Direct formation of reduced graphene oxide and 3D lightweight nickel network composite foam by hydrohalic acids and its application for high-performance supercapacitors.

Here, a novel graphene composite foam with 3D lightweight continuous and interconnected nickel network was successfully synthesized by hydroiodic (HI) acid using nickel foam as substrate template. The graphene had closely coated on the backbone of the 3D nickel conductive network to form nickel network supported composite foam without any polymeric binder during the HI reduction of GO process, and the nickel conductive network can be maintained even in only a small amount of nickel with 1.1 mg/cm(2) and had replaced the traditional current collector nickel foam (35 mg/cm(2)).
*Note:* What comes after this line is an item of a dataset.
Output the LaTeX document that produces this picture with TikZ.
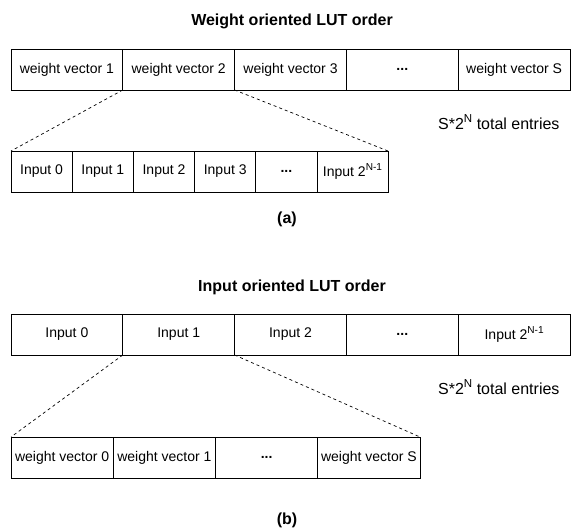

In the electrochemical measurement, a supercapacitor device based on the 3D nickel network and graphene composite foam exhibited high rate capability of 100 F/g at 0.5 A/g and 86.7 F/g at 62.5 A/g, good cycle stability with capacitance retention of 95% after 2000 cycles, low internal resistance (1.68 Ω), and excellent flexible properties. Furthermore, the gravimetric capacitance (calculated using the total mass of the electrode) was high up to 40.9 F/g. Our work not only demonstrates high-quality graphene/nickel composite foam, but also provides a universal route for the rational design of high performance of supercapacitors.